I'm blue, you're yellow Everton Park, Liverpool 2012 (ongoing)
The idea came as a result of my research during a residency at Yorkshire Sculpture Park in 2010/11 where I proposed the creation of habitat to help encourage and support local populations of bees and other insects. Although the meadows couldn't be planted on the YSP Bretton Estate, the Everton Park site was identified as being suitable for the development of the meadow intervention. The creation of the meadows was commissioned by Landlife, with support from the National Wildflower Centre, Liverpool City Council, Friends of Everton Park, the Liverpool Biennial and were funded by Arts Council England.
One acre is made entirely of blue flowering species, the other acre is entirely of yellow flowering species.

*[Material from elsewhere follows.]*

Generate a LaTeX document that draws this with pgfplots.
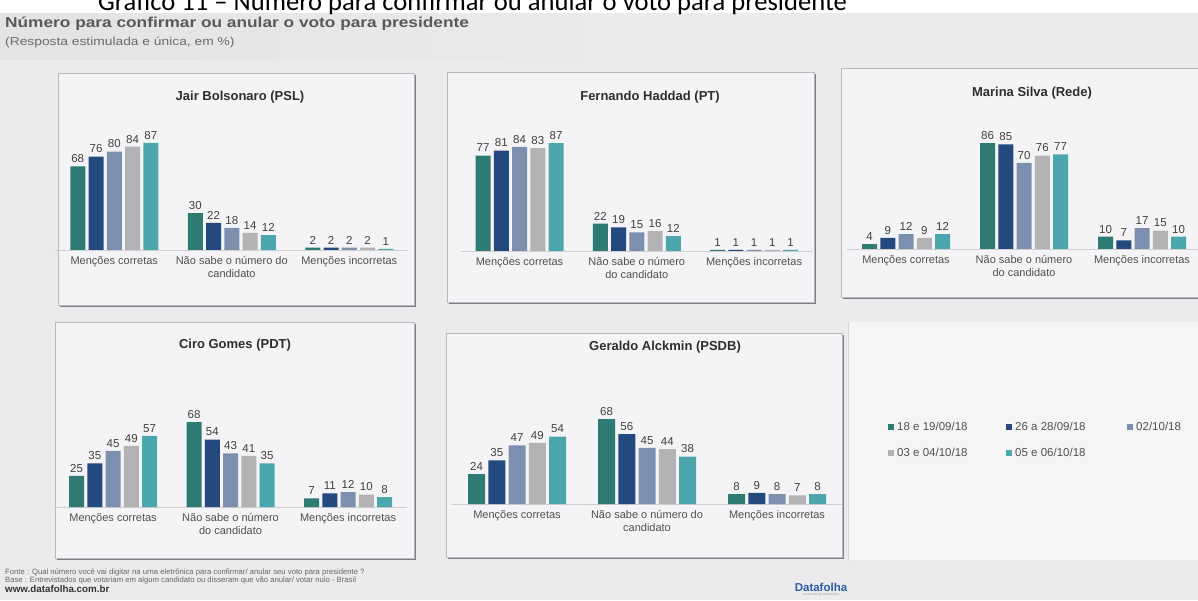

Each acre is square in shape.
Creating a striking visual impact on the landscape, the meadows provide a rich source of food for many different species: bees, butterflies, moths, ants, beetles and hoverflies etc… which in turn attracts birds and bats to the site.

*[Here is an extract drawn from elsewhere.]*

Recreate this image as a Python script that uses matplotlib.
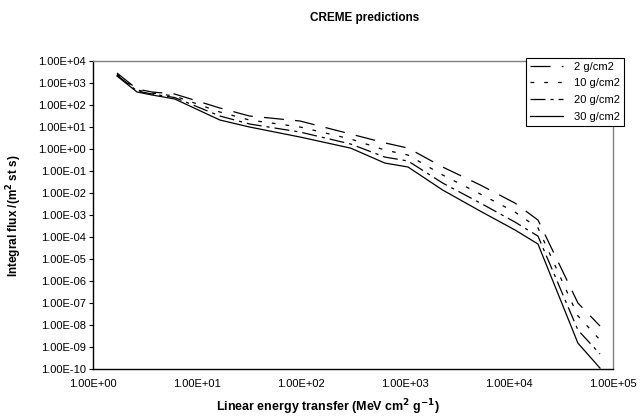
import numpy as np
import matplotlib
matplotlib.use("Agg")
import matplotlib.pyplot as plt
from matplotlib.ticker import FixedLocator, FixedFormatter

plt.rcParams['font.family'] = ['Liberation Sans', 'DejaVu Sans']

# LET values (MeV cm2 / g)
let = [1.7, 2.65, 3.7, 6.1, 16.6, 32, 98, 300, 640, 1070, 2300, 5300, 11400, 19000, 46000, 75000]

# integral flux for each shielding depth
flux_2 = [2850, 533, 390, 316, 73, 31.6, 18.7, 4.8, 1.9, 1.1, 0.152, 0.0231, 3.5e-3, 5.9e-4, 1.0e-7, 9.0e-9]
flux_10 = [2570, 481, 351, 256, 48, 20.8, 10, 2.85, 0.90, 0.53, 0.066, 9.0e-3, 1.37e-3, 2.6e-4, 2.6e-8, 2.1e-9]
flux_20 = [2310, 433, 316, 219, 31.6, 13.7, 5.9, 1.69, 0.43, 0.285, 0.0285, 3.5e-3, 4.8e-4, 1.1e-4, 5.9e-9, 4.8e-10]
flux_30 = [2080, 390, 285, 188, 20.8, 10, 3.5, 1.1, 0.23, 0.152, 0.0137, 1.5e-3, 2.1e-4, 4.8e-5, 1.5e-9, 1.1e-10]

labels = ['2 g/cm2', '10 g/cm2', '20 g/cm2', '30 g/cm2']

yticks = [10.0 ** k for k in range(-10, 5)]
ytick_labels = ['1.00E%+03d' % k for k in range(-10, 5)]
xticks = [10.0 ** k for k in range(0, 6)]
xtick_labels = ['1.00E%+03d' % k for k in range(0, 6)]

fig = plt.figure(figsize=(6.4, 4.19), dpi=100)
ax = fig.add_axes([0.1453, 0.1193, 0.8125, 0.7351])

ax.plot(let, flux_2, color='black', lw=0.9, dashes=(16, 9), label=labels[0])
ax.plot(let, flux_10, color='black', lw=0.9, dashes=(3, 8), label=labels[1])
ax.plot(let, flux_20, color='black', lw=0.9, dashes=(12, 4, 2.5, 4), label=labels[2])
ax.plot(let, flux_30, color='black', lw=0.9, label=labels[3])

ax.set_xscale('log')
ax.set_yscale('log')
ax.set_xlim(1, 1e5)
ax.set_ylim(1e-10, 1e4)

ax.yaxis.set_major_locator(FixedLocator(yticks))
ax.yaxis.set_major_formatter(FixedFormatter(ytick_labels))
ax.yaxis.set_minor_locator(FixedLocator([]))
ax.xaxis.set_major_locator(FixedLocator(xticks))
ax.xaxis.set_major_formatter(FixedFormatter(xtick_labels))
ax.xaxis.set_minor_locator(FixedLocator([]))

ax.tick_params(axis='y', direction='out', length=3, width=0.8, labelsize=8, pad=2)
ax.tick_params(axis='x', length=0, labelsize=8, pad=7)

for side in ['left', 'bottom']:
    ax.spines[side].set_color('black')
    ax.spines[side].set_linewidth(1.0)
for side in ['top', 'right']:
    ax.spines[side].set_color('#808080')
    ax.spines[side].set_linewidth(1.0)

fig.text(0.513, 0.028, 'Linear energy transfer (MeV cm$^{\\mathbf{2}}$ g$^{\\mathbf{-1}}$)',
         ha='center', va='center', fontsize=9, fontweight='bold')
fig.text(0.022, 0.485, 'Integral flux /(m$^{\\mathbf{2}}$ st s)', ha='center', va='center',
         rotation=90, fontsize=8.5, fontweight='bold')
fig.text(0.57, 0.958, 'CREME predictions', ha='center', va='center', fontsize=8.5, fontweight='bold')

leg = ax.legend(loc='upper right', bbox_to_anchor=(0.975, 0.862), bbox_transform=fig.transFigure,
                fontsize=8, frameon=True, fancybox=False, edgecolor='black', framealpha=1,
                handlelength=3.0, handletextpad=1.0, borderpad=0.35, labelspacing=0.6,
                borderaxespad=0)
leg.get_frame().set_linewidth(0.8)

fig.savefig('out.png', dpi=100)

The meadows have continually changed since 2012: annual plants slowly declining, the perennial plants establishing and thriving, some species disappearing and other wildflower species coming in. The meadows are never static: they change colour with the weather, move and sway in the breeze and are alive with foraging insect life. Events held on the meadows include seeding, weeding and bee ID workshops, and they provide a resource for nature studies to local primary schools and a site for research into colour preference in pollinators by Liverpool John Moores University conservation students.

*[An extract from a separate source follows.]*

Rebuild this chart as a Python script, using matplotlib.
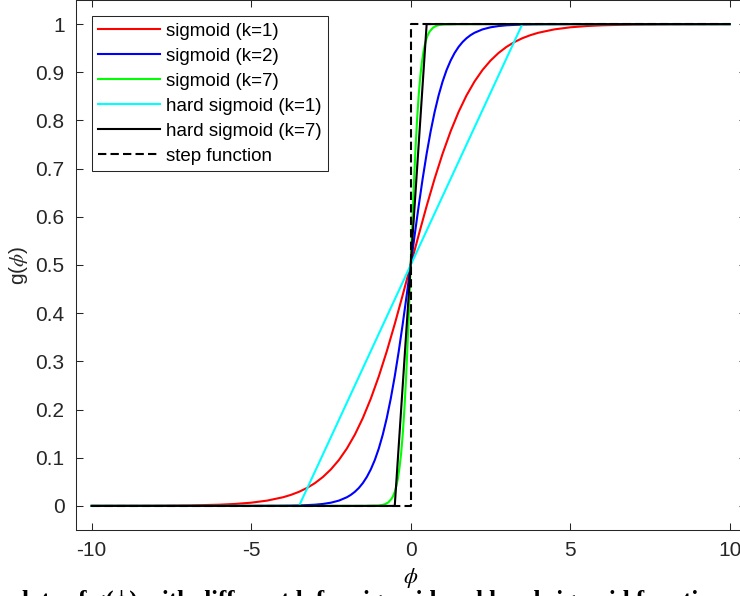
import matplotlib
matplotlib.use("Agg")
import matplotlib.pyplot as plt

# values (lower half, centre, upper half)
red_x = ([-10, -8, -7, -6, -5.5, -5, -4.5, -4, -3.75, -3.5, -3.25, -3, -2.75, -2.5, -2.25, -2,
          -1.75, -1.5, -1.25, -1, -0.75, -0.5, -0.25]
         + [0]
         + [0.25, 0.5, 0.75, 1, 1.25, 1.5, 1.75, 2, 2.25, 2.5, 2.75, 3, 3.25, 3.5, 3.75, 4,
            4.5, 5, 5.5, 6, 7, 8, 10])
red_y = ([0.00005, 0.0003, 0.0009, 0.0025, 0.0041, 0.0067, 0.0110, 0.0180, 0.0230, 0.0293, 0.0373,
          0.0474, 0.0601, 0.0759, 0.0953, 0.1192, 0.1480, 0.1824, 0.2227, 0.2689, 0.3208, 0.3775, 0.4378]
         + [0.5]
         + [0.5622, 0.6225, 0.6792, 0.7311, 0.7773, 0.8176, 0.8520, 0.8808, 0.9047, 0.9241, 0.9399,
            0.9526, 0.9627, 0.9707, 0.9770, 0.9820, 0.9890, 0.9933, 0.9959, 0.9975, 0.9991, 0.9997, 0.99995])

blue_x = ([-10, -5, -4, -3.5, -3, -2.75, -2.5, -2.25, -2, -1.875, -1.75, -1.625, -1.5, -1.375, -1.25,
           -1.125, -1, -0.875, -0.75, -0.625, -0.5, -0.375, -0.25, -0.125]
          + [0]
          + [0.125, 0.25, 0.375, 0.5, 0.625, 0.75, 0.875, 1, 1.125, 1.25, 1.375, 1.5, 1.625, 1.75,
             1.875, 2, 2.25, 2.5, 2.75, 3, 3.5, 4, 5, 10])
blue_y = ([0.0, 0.00005, 0.0003, 0.0009, 0.0025, 0.0041, 0.0067, 0.0110, 0.0180, 0.0230, 0.0293, 0.0373,
           0.0474, 0.0601, 0.0759, 0.0953, 0.1192, 0.1480, 0.1824, 0.2227, 0.2689, 0.3208, 0.3775, 0.4378]
          + [0.5]
          + [0.5622, 0.6225, 0.6792, 0.7311, 0.7773, 0.8176, 0.8520, 0.8808, 0.9047, 0.9241, 0.9399,
             0.9526, 0.9627, 0.9707, 0.9770, 0.9820, 0.9890, 0.9933, 0.9959, 0.9975, 0.9991, 0.9997,
             0.99995, 1.0])

green_x = ([-10, -1.5, -1, -0.9, -0.8, -0.7, -0.6, -0.55, -0.5, -0.45, -0.4, -0.35, -0.3, -0.25,
            -0.2, -0.15, -0.1, -0.05]
           + [0]
           + [0.05, 0.1, 0.15, 0.2, 0.25, 0.3, 0.35, 0.4, 0.45, 0.5, 0.55, 0.6, 0.7, 0.8, 0.9, 1, 1.5, 10])
green_y = ([0.0, 0.00003, 0.0009, 0.0018, 0.0037, 0.0074, 0.0148, 0.0208, 0.029, 0.0411, 0.057, 0.080,
            0.109, 0.148, 0.198, 0.259, 0.332, 0.413]
           + [0.5]
           + [0.587, 0.668, 0.741, 0.802, 0.852, 0.891, 0.920, 0.943, 0.9589, 0.971, 0.9792, 0.9852,
              0.9926, 0.9963, 0.9982, 0.9991, 0.99997, 1.0])

hard1_x = [-10, -3.5, 3.5, 10]
hard1_y = [0, 0, 1, 1]
hard7_x = [-10, -0.5, 0.5, 10]
hard7_y = [0, 0, 1, 1]
step_x = [-10, 0, 0, 10]
step_y = [0, 0, 1, 1]

labels = ["sigmoid (k=1)", "sigmoid (k=2)", "sigmoid (k=7)",
          "hard sigmoid (k=1)", "hard sigmoid (k=7)", "step function"]
x_ticks = [-10, -5, 0, 5, 10]
y_ticks = [0, 0.1, 0.2, 0.3, 0.4, 0.5, 0.6, 0.7, 0.8, 0.9, 1]
y_ticklabels = ["0", "0.1", "0.2", "0.3", "0.4", "0.5", "0.6", "0.7", "0.8", "0.9", "1"]
caption = "plots of g(\u03d5) with different k for sigmoid and hard sigmoid functions"

plt.rcParams["font.family"] = ["Liberation Sans", "DejaVu Sans"]
plt.rcParams["mathtext.fontset"] = "stix"

fig = plt.figure(figsize=(7.4, 5.96), dpi=100)
ax = fig.add_axes([75.7 / 740, 66 / 596, 670 / 740, 530 / 596])

lw = 1.5
ax.plot(red_x, red_y, color="#ff0000", lw=lw, label=labels[0])
ax.plot(blue_x, blue_y, color="#0000ff", lw=lw, label=labels[1])
ax.plot(green_x, green_y, color="#00ff00", lw=lw, label=labels[2])
ax.plot(hard1_x, hard1_y, color="#00ffff", lw=lw, label=labels[3])
ax.plot(hard7_x, hard7_y, color="black", lw=lw, label=labels[4])
ax.plot(step_x, step_y, color="black", lw=lw, ls=(0, (4, 2)), label=labels[5])

ax.set_xlim(-10.5, 10.5)
ax.set_ylim(-0.05, 1.05)
ax.set_xticks(x_ticks)
ax.set_xticklabels([str(t) for t in x_ticks])
ax.set_yticks(y_ticks)
ax.set_yticklabels(y_ticklabels)

edge = "#262626"
for s in ax.spines.values():
    s.set_color(edge)
    s.set_linewidth(0.75)
ax.tick_params(direction="in", top=True, right=True, length=5, width=0.75,
               color=edge, labelcolor=edge, labelsize=15, pad=8)

ax.set_xlabel(r"$\phi$", fontsize=16, labelpad=4)
ax.set_ylabel(r"g($\phi$)", fontsize=15, color=edge, labelpad=4)

leg = ax.legend(loc="upper left", bbox_to_anchor=(91.7 / 740, 1 - 16 / 596),
                bbox_transform=fig.transFigure, borderaxespad=0, fancybox=False,
                framealpha=1, edgecolor=edge, fontsize=13.5, handlelength=3.3,
                handletextpad=0.3, labelspacing=0.42, borderpad=0.35)
leg.get_frame().set_linewidth(0.75)

fig.text(8 / 740, -12 / 596, caption, family="Liberation Serif", fontsize=18,
         fontweight="bold", va="baseline", ha="left")

fig.savefig("out.png", dpi=100)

In 2015 the meadows were extended to cover more areas of the park with Grow Wild England Flagship award funding and further investment was secured from Eden Projects in 2018 and Liverpool City Council in 2019 - 2020 to help maintain the meadows and associated engagement projects.
Situated in Everton Park on Netherfield Road North, the meadows are in bloom during the summer months, free to visit and open all day.
Specimen sheets collected to document the species of flowers found on the site
Left: Corn Marigold Chrysanthemum segetum
Right: Common toadflax Linaria vulgaris
Left: Bee ID workshop held on the meadows
Middle: The meadows provide a resource for nature studies to local primary schools
Right: A place to play, explore and experience close contact with nature within the city
The meadows have become a rich source of forage for numerous insects: bumblebees, honey bees, solitary bees, butterflies, ladybirds, moths, hoverflies, ants, beetles, spiders etc…
The meadows have constantly changed since they were planted in 2012. They are now a patchwork of species and colours continuing to attract many different pollinators (three images above taken in 2018 and 2019).